10/02/2023
Researchers to study retinal regeneration in zebrafish with new grant from National Eye Institute
Zebrafish have a remarkable ability to regenerate retinal neurons damaged by acute injury. Unlike humans, they can regrow photoreceptors and restore their visual function. Conventional belief is that mammals don't have this ability. Retinal damage in humans, and the associated vision loss, is permanent.
"We don't know why photoreceptors don't regenerate in humans," says ophthalmic researcher Brian Perkins, PhD, Department of Ophthalmic Research. "Do human retinas completely lack the ability, or is the cellular machinery there but just not activated?"
Dr. Perkins and his lab at Cleveland Clinic have been exploring this concept for more than a decade - building a foundation for potential retinal rewiring in humans. They hope to get one step further thanks to a new $2.1 million, four-year research grant from the National Eye Institute, studying the role of inflammation in retinal regeneration in zebrafish.
Learning how chronic disease impacts retinal regeneration in a species that normally does regenerate may reveal new insights into retinal regeneration in humans with chronic retinal disease.
Today, patients with inherited retinal dystrophies typically progress to some level of permanent vision loss. While some gene therapies show great promise, they are targeted to specific mutations of specific genes. For the majority of people with inherited retinal dystrophy, therapeutic options are limited.
In 2022, the Perkins team published a study that showed how the expression of one particular gene in zebrafish triggered retinal regeneration. When the gene was turned off, Müller glia cells in zebrafish retinas would reprogram and divide to produce neuronal progenitor cells, which would proliferate and differentiate into mature neurons.
But this only happened in the presence of inflammation. Preventing inflammation would prevent the process.
"There was a nuance to it," explains Dr. Perkins. "There had to be a wave of initial inflammation that would soon get resolved. We learned that pro-inflammatory signaling was essential to initiate Müller glia proliferation, but resolving the inflammation was necessary for the survival and differentiation of neural precursors."

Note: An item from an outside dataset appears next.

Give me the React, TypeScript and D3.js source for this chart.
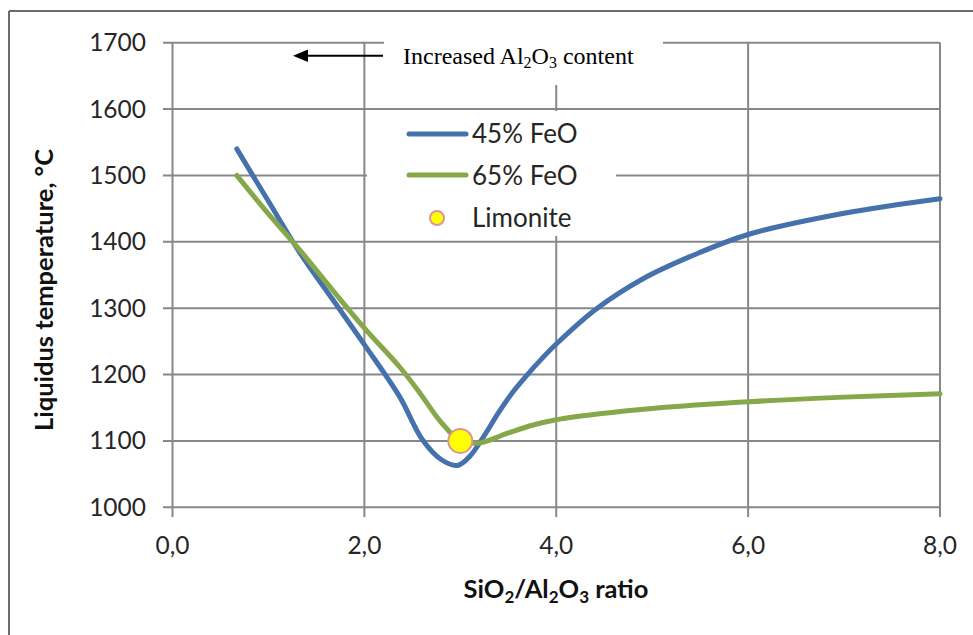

In other words, to enable retinal regeneration in zebrafish, inflammation couldn't be too little or too much, but just right. This may explain why zebrafish regenerate retinal neurons following acute injury but not in a model of chronic disease that produces long-term inflammation.
"The difference between injury and disease is not well understood, so that's what we're going to explore over the next four years," says Dr. Perkins. "Our work could be valuable in the development of strategies to induce retinal regeneration in humans, who more commonly have retinal damage due to a chronic disease, not an acute injury."